Despite this top-line momentum, operating cash flow for the half declined by approximately $9.1 million, finishing at negative $4.1 million. The main driver was a significant reduction in accounts payable, reflecting a tighter cash management approach. Free cash flow also fell by $12.4 million to negative $14.9 million, influenced by the operating cash flow movement and a $3 million one-off investment in technology platforms aimed at supporting future growth and margin improvements.

Margin Outlook and Operational Focus

The company reported a gross margin of 25.2% for its core business, slightly below the prior year. However, Swoop is targeting an 8-10% margin improvement over the next 18 months. This is expected to be driven by supplier contract renegotiations, including a significant industry-wide NBN deal commencing July 2026, alongside organic growth and enhanced operating leverage across its network.

Monthly recurring sales nearly tripled, up 198%, while monthly revenue increased 39% year-on-year as of December 31, 2025. This reflects Swoop’s continued emphasis on its core consumer offerings and commitment to customer service excellence.

Capital Raising and Strategic Board Changes

In December 2025, Swoop completed an entitlement offer raising $9.3 million to fund working capital and capital expenditure for the Melbourne Fibre Project. The company also received $6.2 million from divesting its Vonex shares in October 2025. These moves have bolstered Swoop’s available funding to $16 million, including $6.2 million in cash, providing a solid financial base for ongoing projects and growth initiatives.

Responding to shareholder feedback, Swoop launched a “Focus. Divest. Grow” strategy aimed at simplifying the business and improving returns.

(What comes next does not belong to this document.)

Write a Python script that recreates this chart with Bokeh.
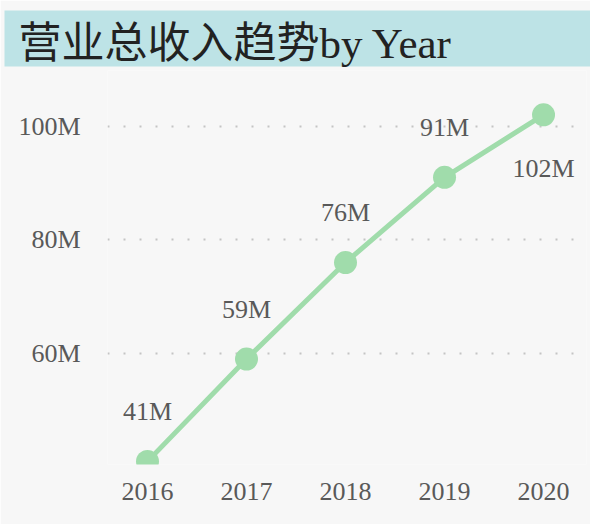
from bokeh.plotting import figure
from bokeh.models import ColumnDataSource, FixedTicker, Range1d
from bokeh.core.properties import value
from bokeh.embed import file_html
from bokeh.resources import INLINE

# ---- data ----
title_text = "营业总收入趋势by Year"
years = [2016, 2017, 2018, 2019, 2020]
x_tick_labels = ["2016", "2017", "2018", "2019", "2020"]
revenue_m = [41, 59, 76, 91, 102]
revenue_labels = ["41M", "59M", "76M", "91M", "102M"]
y_ticks = [60, 80, 100]
y_tick_labels = ["60M", "80M", "100M"]

# ---- styles / layout ----
BG = "#f7f7f7"
BAND = "#bde3e6"
GREEN = "#a0dcab"
TXT = "#595959"
SERIF = "Liberation Serif"
W, H = 590, 524
FL, FR, FT, FB = 107, 586, 70, 464          # frame edges in pixels
X0, X1 = 2015.596, 2020.434
Y0, Y1 = 40.45, 109.8

offsets = [-50 if i < len(years) - 1 else 54 for i in range(len(years))]
src = ColumnDataSource(dict(year=years, rev=revenue_m, label=revenue_labels, dy=offsets))

p = figure(width=W, height=H, output_backend="svg", toolbar_location=None,
           x_range=Range1d(X0, X1), y_range=Range1d(Y0, Y1),
           min_border_left=FL, min_border_right=W - FR, min_border_top=FT,
           min_border_bottom=H - FB,
           background_fill_color=BG, border_fill_color=BG)
p.outline_line_color = None

# title with a band-like background
p.title.text = title_text
p.title.text_font = f"{SERIF}, Noto Sans CJK SC"
p.title.text_font_size = "43px"
p.title.text_font_style = "normal"
p.title.text_color = "#222222"
p.title.align = "left"
p.title.offset = 4 - FL
p.title.standoff = 8
p.title.background_fill_color = BAND
p.title.background_fill_alpha = 1.0
try:
    p.title.padding = dict(left=14, right=180, top=9, bottom=0)
except Exception:
    pass

# axes
p.xaxis.ticker = FixedTicker(ticks=years)
p.xaxis.major_label_overrides = dict(zip(years, x_tick_labels))
p.yaxis.ticker = FixedTicker(ticks=y_ticks)
p.yaxis.major_label_overrides = dict(zip(y_ticks, y_tick_labels))
for ax in (p.xaxis[0], p.yaxis[0]):
    ax.axis_line_color = None
    ax.major_tick_line_color = None
    ax.minor_tick_line_color = None
    ax.major_tick_in = 0
    ax.major_tick_out = 0
    ax.major_label_text_font = SERIF
    ax.major_label_text_font_size = "26px"
    ax.major_label_text_color = TXT
p.yaxis.major_label_standoff = 27
p.xaxis.major_label_standoff = 18

p.xgrid.grid_line_color = None
p.ygrid.grid_line_color = "#c4c4c4"
p.ygrid.grid_line_dash = "2 14"
p.ygrid.grid_line_width = 2

# series
p.line("year", "rev", source=src, line_color=GREEN, line_width=5)
p.scatter("year", "rev", source=src, size=23, fill_color=GREEN, line_color=None)
p.text("year", "rev", text="label", source=src, y_offset="dy",
       text_align="center", text_baseline="middle",
       text_font=value(SERIF), text_font_size="26px", text_color=TXT)

open("out.html", "w").write(file_html(p, INLINE))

As part of this transition, non-executive Chair James Spenceley and non-executive Director Matt Hollis resigned from the Board in December 2025, signaling a new phase for the company’s governance and strategic direction.

Looking Ahead

CEO Alex West highlighted the company’s strong organic growth and the strategic investments underpinning future margin expansion. With ongoing supplier negotiations and technology upgrades, Swoop is positioning itself to enhance profitability while maintaining growth momentum in Australia’s competitive telecommunications sector.

Bottom Line?

Swoop’s strong growth and strategic investments set the stage for a pivotal year ahead, but execution risks remain as it simplifies its business and pursues margin gains.

Questions in the middle?

  • How will supplier contract renegotiations impact Swoop’s margins and pricing power?
  • What are the implications of the Board resignations on strategic execution and investor confidence?
  • Can the Melbourne Fibre Project deliver the expected returns amid rising capex and competitive pressures?